PROMPT:
Leave out every picture. Copy exactly the lines from the one holding "Clone this chart in matplotlib." through the one holding "from matplotlib.ticker import MultipleLocator".

──────────

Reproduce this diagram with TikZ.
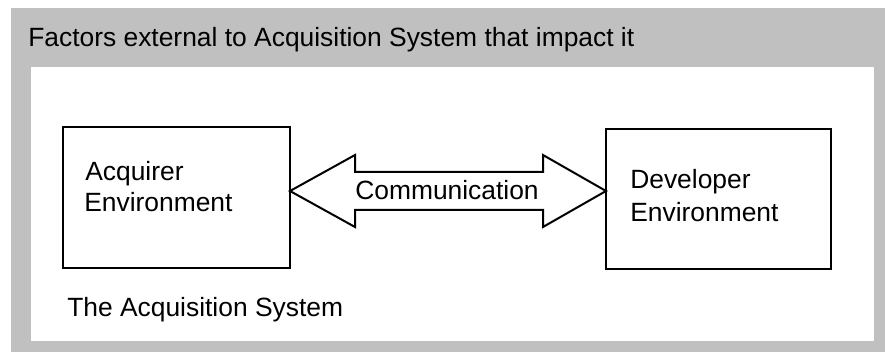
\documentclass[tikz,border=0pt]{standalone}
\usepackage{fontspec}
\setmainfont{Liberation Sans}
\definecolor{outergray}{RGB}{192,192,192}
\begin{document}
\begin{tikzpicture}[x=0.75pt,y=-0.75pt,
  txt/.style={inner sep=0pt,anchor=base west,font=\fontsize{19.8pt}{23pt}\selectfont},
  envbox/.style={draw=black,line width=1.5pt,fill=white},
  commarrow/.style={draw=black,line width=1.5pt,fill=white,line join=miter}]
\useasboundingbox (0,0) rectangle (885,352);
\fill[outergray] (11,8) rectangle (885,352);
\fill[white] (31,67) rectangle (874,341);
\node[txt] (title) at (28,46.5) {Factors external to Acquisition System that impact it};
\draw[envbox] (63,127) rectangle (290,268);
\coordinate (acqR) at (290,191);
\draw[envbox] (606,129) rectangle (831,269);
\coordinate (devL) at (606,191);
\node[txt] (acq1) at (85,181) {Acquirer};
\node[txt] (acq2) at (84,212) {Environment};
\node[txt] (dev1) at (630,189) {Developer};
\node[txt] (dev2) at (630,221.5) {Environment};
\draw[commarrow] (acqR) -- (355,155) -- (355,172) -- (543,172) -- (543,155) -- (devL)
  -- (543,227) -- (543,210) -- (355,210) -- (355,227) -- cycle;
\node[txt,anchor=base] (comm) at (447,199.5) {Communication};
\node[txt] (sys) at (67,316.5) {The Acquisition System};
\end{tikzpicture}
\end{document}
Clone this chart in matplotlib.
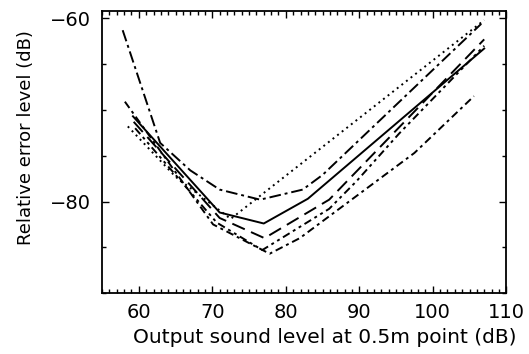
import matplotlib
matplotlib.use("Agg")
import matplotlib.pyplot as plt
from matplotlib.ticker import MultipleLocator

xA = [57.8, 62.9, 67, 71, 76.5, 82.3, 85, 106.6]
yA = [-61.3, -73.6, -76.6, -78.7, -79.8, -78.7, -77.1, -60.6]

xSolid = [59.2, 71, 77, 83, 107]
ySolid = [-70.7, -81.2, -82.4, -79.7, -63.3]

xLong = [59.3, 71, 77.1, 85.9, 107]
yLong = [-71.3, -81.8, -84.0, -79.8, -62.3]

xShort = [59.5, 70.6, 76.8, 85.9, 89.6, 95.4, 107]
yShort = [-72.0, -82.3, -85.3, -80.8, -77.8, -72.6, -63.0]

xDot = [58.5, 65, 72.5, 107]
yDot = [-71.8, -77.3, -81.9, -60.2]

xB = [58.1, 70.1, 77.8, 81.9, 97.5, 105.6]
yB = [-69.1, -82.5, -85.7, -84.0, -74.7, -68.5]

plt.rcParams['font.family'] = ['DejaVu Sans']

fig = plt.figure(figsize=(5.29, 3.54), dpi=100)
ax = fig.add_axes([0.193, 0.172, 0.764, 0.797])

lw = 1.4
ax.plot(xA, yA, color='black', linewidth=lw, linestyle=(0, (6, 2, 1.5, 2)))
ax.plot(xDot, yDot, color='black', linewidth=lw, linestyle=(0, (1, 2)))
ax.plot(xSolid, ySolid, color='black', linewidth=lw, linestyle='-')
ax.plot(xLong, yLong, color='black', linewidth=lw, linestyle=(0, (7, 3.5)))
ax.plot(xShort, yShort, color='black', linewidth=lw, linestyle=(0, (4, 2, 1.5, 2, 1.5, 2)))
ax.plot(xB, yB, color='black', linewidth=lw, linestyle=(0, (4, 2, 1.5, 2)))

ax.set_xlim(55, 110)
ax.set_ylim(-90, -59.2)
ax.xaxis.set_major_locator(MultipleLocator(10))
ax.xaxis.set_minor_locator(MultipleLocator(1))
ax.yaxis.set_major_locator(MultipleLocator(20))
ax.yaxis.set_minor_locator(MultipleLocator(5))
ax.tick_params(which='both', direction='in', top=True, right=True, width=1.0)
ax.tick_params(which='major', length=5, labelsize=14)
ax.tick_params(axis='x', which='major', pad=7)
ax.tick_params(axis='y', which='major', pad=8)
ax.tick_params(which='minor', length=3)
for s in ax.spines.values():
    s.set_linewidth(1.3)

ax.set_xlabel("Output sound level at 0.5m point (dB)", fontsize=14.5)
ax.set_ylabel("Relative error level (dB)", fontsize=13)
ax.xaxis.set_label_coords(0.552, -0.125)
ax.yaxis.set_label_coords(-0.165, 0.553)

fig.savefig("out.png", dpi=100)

──────────

THE SOLUTION:
Clone this chart in matplotlib.
import matplotlib
matplotlib.use("Agg")
import matplotlib.pyplot as plt
from matplotlib.ticker import MultipleLocator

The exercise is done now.